The log statements you are seeing are monitoring that was added in version 612.

updating frozen edge for ManagedVerifier myverifier
updated frozen edge for ManagedVerifier myverifier: 16044716

This is a special check that is done to see if a verifier is truly behind or whether the sentinel has just gotten unlucky in its recent block requests to that verifier. This happens in the Sentinel.updateFrozenEdge() method.

n-y-z-o commented 2 years ago

@reb0rn21, this is a really interesting case. Your verifier did actually freeze a different block than the rest of the cycle, which would be a failure of the consensus process. We saw a lot of this back when the blockchain stalled all the time, but we hadn't seen it happen in the past few years.

The block that your verifier froze had hash 3db0...fc01, while the block the rest of the blockchain froze had hash 20e1...5526. Interestingly, both of the blocks had exactly the same timestamp, 1648963947575.

The blocks differed in that one included a meta-nickname transaction with the value charming.

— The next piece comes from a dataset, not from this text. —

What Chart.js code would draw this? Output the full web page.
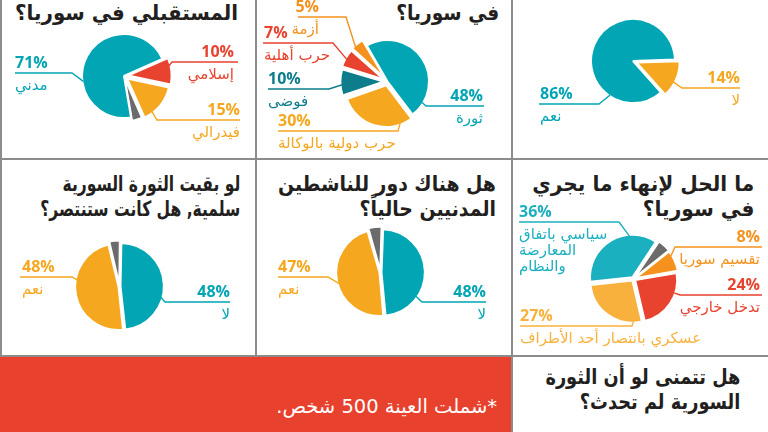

If we look now at the identifier that produced the block (https://nyzo.co/status?id=bf9e.91c1), we can see two verifiers running on that identifier. The system was not actually designed for this, and we were planning to add some code to handle multiple verifiers running at the same time. Running of multiple verifiers on the same identifier always presents a challenge to the consensus, and it actually looks and behaves exactly like a brute-force attack on consensus would look and behave.

The first of the two verifiers is charming at 51.15.83.159, running 610001. The second is Charming at 51.15.212.126, running 611002. So, the block that holo6 froze came from charming, and the block that most of the cycle froze from came from Charming.

We'll add monitoring to see if other cases of this happen. We did not have the consensus tracking introduced in v543 (https://tech.nyzo.co/releaseNotes/v543) enabled on any of our verifiers for this block. We'd need that level of monitoring to have information that would be useful for tuning the consensus algorithm directly.

However, we can still begin to address this by adding the pseudo-frozen edge to the sentinel. We'll get that into our planning for development. If/when we collect more information about a similar issue in the future, we will look at how that information might be applied to a tuning of the consensus algorithm.

As I mentioned, this further highlights the need for an alternative entrance process. Issues like this, where a verifier is dropped due to a core issue in the code, should allow for an easy manual override to let the verifier back in. There is a manual override now, but it isn't easy enough to be used frequently.

A proper alternative entrance process would also address the join/drop situations. It appears that many users are waiting months to get in, finally join the cycle, and then drop after a cycle or two. 517d...85b3 and Rare9 appear to be good recent examples of this.

n-y-z-o commented 2 years ago

@reb0rn21 To ensure this issue doesn't happen again without being noticed, we've added a check for hash on the nyzo.co web server. We also made a small modification to Argo 746 to report an incorrect hash for the first 10 blocks of every 100. This is what it looks like when a verifier reports an incorrect hash.

incorrect_hash_argo_746

Currently, this is only displaying for verifiers in the cycle. However, it has detected a few verifiers that got stuck on block 3835422, which was a blockchain stall that we had back in July of 2019:

These out-of-cycle incorrect blocks are not of consequence; they are just interesting.